I'm assuming that this is all tongue in cheek, especially since Jim Taylor, Ph.D., should be quite familiar with the fact that children without involved parents face truly significant problems such as substance abuse and, in severe cases, reactive attachment disorder.
But even if this is just a "Ha ha...I'm not totally serious here" piece, I'd like to recommend that Dr. Taylor stick to his day job and drop attempts at comedy. It's not really so funny to hear one more expert making parents worry that they are doing something "wrong."
He brings up the fact that almost all parents yell , and, Dr. Taylor explains, "the research shows, that yelling is not good for our children." Well, yes, severe "psychological aggression" (psychologist speak for yelling and other non-physical behavior management techniques such as threatening to spank) has been shown to be harmful to children. This is according to a 2003 paper published in the Journal of Marriage and Family (where, I think, Dr.
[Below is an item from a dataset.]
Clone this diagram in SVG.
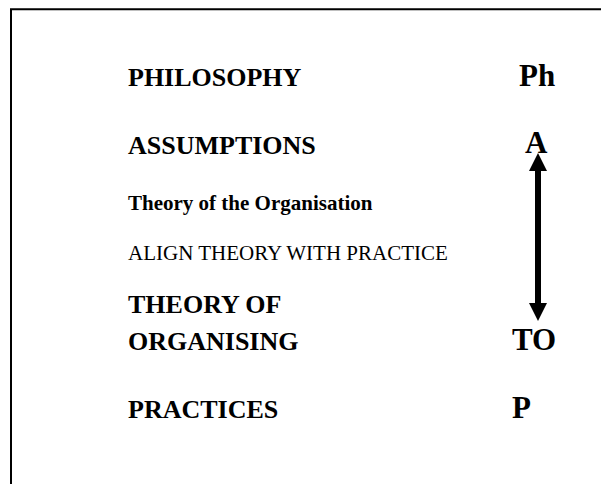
<svg xmlns="http://www.w3.org/2000/svg" width="601" height="484" viewBox="0 0 601 484">
<style>
.b{font-family:"Liberation Serif","Times New Roman",serif;font-weight:bold;fill:#000}
.r{font-family:"Liberation Serif","Times New Roman",serif;fill:#000}
.lg{font-size:26px}
.xl{font-size:31px}
.sm{font-size:21px}
</style>
<defs>
<marker id="ah" viewBox="0 0 10 10" refX="10" refY="5" markerWidth="3" markerHeight="3" orient="auto-start-reverse" markerUnits="strokeWidth">
<path d="M0,0 L10,5 L0,10 z" fill="#000"/>
</marker>
</defs>
<rect width="601" height="484" fill="#fff"/>
<path d="M11,484 V9.3 H601" fill="none" stroke="#000" stroke-width="2"/>
<g id="philosophy"><text class="b lg" x="128" y="86">PHILOSOPHY</text><text class="b xl" x="519" y="86">Ph</text></g>
<g id="assumptions"><text class="b lg" x="128" y="154">ASSUMPTIONS</text><text class="b xl" x="525" y="153">A</text></g>
<g id="theory-org"><text class="b sm" x="128" y="210">Theory of the Organisation</text></g>
<g id="align"><text class="r sm" x="128" y="260">ALIGN THEORY WITH PRACTICE</text></g>
<g id="theory-organising"><text class="b lg" x="128" y="313">THEORY OF</text><text class="b lg" x="128" y="350">ORGANISING</text><text class="b xl" x="512" y="350">TO</text></g>
<g id="practices"><text class="b lg" x="128" y="418">PRACTICES</text><text class="b xl" x="512" y="418">P</text></g>
<g id="connectors">
<line x1="538" y1="168" x2="538" y2="306" stroke="#000" stroke-width="6"/>
<path d="M538,153 L547,171 L529,171 z" fill="#000"/>
<path d="M538,321 L547,303 L529,303 z" fill="#000"/>
</g>
</svg>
Taylor gets his stats on the topic). But other experts such as psychologist George Holden, Professor of Psychology at Southern Methodist University in Dallas, see a golden lining to moms yelling at their kids. In an interview with TODAY Moms, he said that kids who are yelled at by their parents can learn an important lesson about dealing with negative emotions.
I'm not so sure about that expert fact either (especially when it comes to yelling at a toddler). I personally know I yell too much and I am working on cutting down on my outbursts.
In the meantime, I try not to be too hard on myself when I have a yelling moment. I also think that the way you treat a yelling episode is important. One way I try to lighten the impact of my yelling is by recruiting my older kids to help me not get so crazy in the morning (because mornings are especially hard for this yelling mom). They know they need to move to get out the door on time, but they also have been told to tell mom when she's rushing them too much and when I am basically getting "too yelly." I've been honest with the two of them (ages 4 and 5) that I don't like to yell and it's something I try not to do. I think if they see that we all struggle with problems and help each other with our short fallings, then they will learn another important lesson - we all need each other and we all love each other even if we're not perfect.
Actually, the best response to Dr. Taylor's argument I've seen was posted by Julie Ryan Evans on The Stir. She asked readers to tell her what they would outsource as a parent. My pick - worrying! I'd pay someone to do all the fretting for me any day.